● Provided data
-=-=-

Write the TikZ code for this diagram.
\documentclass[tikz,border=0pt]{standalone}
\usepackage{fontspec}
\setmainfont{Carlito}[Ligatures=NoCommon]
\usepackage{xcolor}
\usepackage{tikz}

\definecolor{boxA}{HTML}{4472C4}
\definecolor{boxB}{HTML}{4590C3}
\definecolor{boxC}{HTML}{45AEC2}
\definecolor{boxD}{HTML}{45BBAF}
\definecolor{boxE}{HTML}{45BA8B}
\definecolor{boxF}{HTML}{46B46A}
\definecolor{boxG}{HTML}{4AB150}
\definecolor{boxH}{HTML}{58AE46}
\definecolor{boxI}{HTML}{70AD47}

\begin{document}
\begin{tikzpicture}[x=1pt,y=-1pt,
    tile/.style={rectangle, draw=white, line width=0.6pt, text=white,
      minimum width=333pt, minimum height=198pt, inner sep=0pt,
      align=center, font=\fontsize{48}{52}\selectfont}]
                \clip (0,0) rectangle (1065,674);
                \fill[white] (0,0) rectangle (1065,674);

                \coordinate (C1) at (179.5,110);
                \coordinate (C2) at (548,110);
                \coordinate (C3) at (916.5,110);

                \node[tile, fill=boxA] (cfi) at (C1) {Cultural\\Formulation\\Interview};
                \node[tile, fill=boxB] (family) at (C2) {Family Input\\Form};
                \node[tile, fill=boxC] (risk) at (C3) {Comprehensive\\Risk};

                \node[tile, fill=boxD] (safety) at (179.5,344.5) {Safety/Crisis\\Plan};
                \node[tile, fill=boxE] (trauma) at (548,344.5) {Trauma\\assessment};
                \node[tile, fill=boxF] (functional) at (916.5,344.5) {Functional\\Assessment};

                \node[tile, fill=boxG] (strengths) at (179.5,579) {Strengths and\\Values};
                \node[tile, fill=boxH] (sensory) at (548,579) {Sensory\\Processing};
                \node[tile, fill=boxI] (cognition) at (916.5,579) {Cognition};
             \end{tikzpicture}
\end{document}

-=-=-

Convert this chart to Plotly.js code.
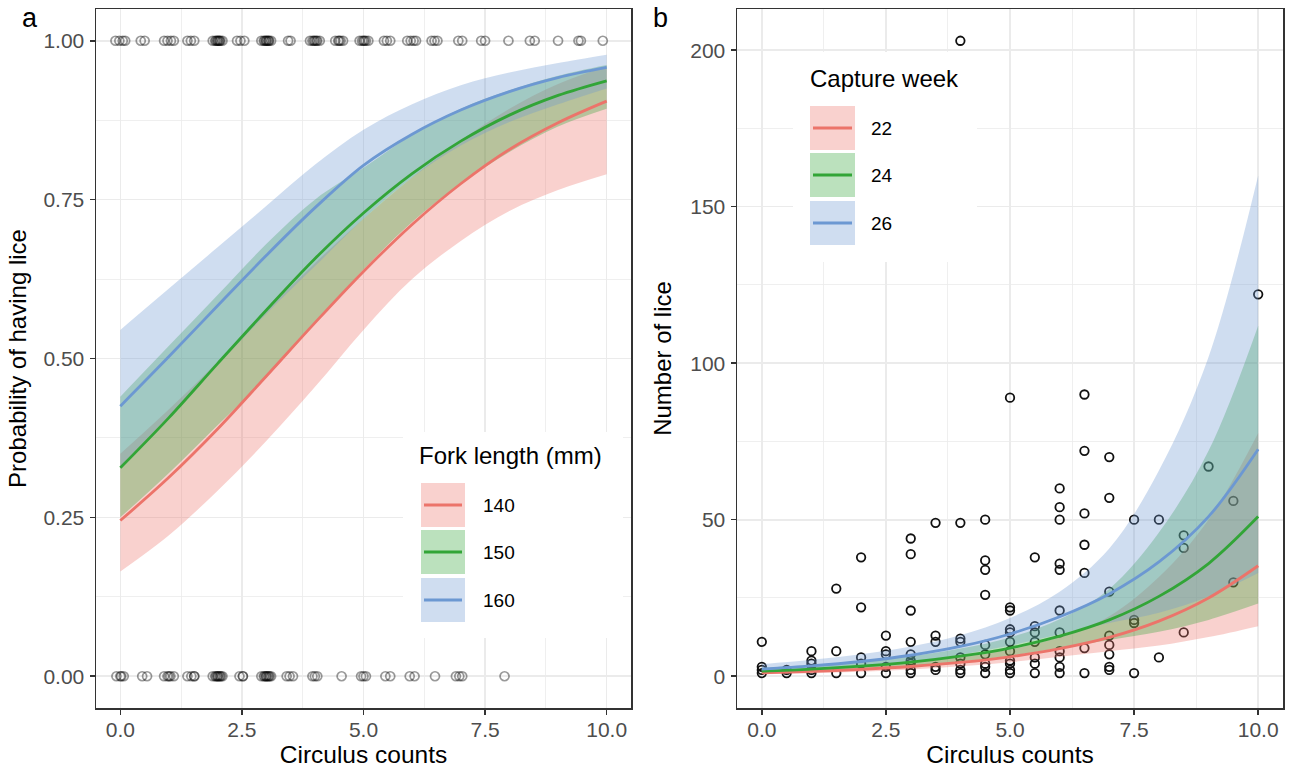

-=-=-

● Task
Retype only what lies between the line bearing "Write the TikZ code for this diagram." and the line bearing "fill=boxF] (functional) at", keeping both of those lines.

● Finished answer
Write the TikZ code for this diagram.
\documentclass[tikz,border=0pt]{standalone}
\usepackage{fontspec}
\setmainfont{Carlito}[Ligatures=NoCommon]
\usepackage{xcolor}
\usepackage{tikz}

\definecolor{boxA}{HTML}{4472C4}
\definecolor{boxB}{HTML}{4590C3}
\definecolor{boxC}{HTML}{45AEC2}
\definecolor{boxD}{HTML}{45BBAF}
\definecolor{boxE}{HTML}{45BA8B}
\definecolor{boxF}{HTML}{46B46A}
\definecolor{boxG}{HTML}{4AB150}
\definecolor{boxH}{HTML}{58AE46}
\definecolor{boxI}{HTML}{70AD47}

\begin{document}
\begin{tikzpicture}[x=1pt,y=-1pt,
    tile/.style={rectangle, draw=white, line width=0.6pt, text=white,
      minimum width=333pt, minimum height=198pt, inner sep=0pt,
      align=center, font=\fontsize{48}{52}\selectfont}]
                \clip (0,0) rectangle (1065,674);
                \fill[white] (0,0) rectangle (1065,674);

                \coordinate (C1) at (179.5,110);
                \coordinate (C2) at (548,110);
                \coordinate (C3) at (916.5,110);

                \node[tile, fill=boxA] (cfi) at (C1) {Cultural\\Formulation\\Interview};
                \node[tile, fill=boxB] (family) at (C2) {Family Input\\Form};
                \node[tile, fill=boxC] (risk) at (C3) {Comprehensive\\Risk};

                \node[tile, fill=boxD] (safety) at (179.5,344.5) {Safety/Crisis\\Plan};
                \node[tile, fill=boxE] (trauma) at (548,344.5) {Trauma\\assessment};
                \node[tile, fill=boxF] (functional) at (916.5,344.5) {Functional\\Assessment};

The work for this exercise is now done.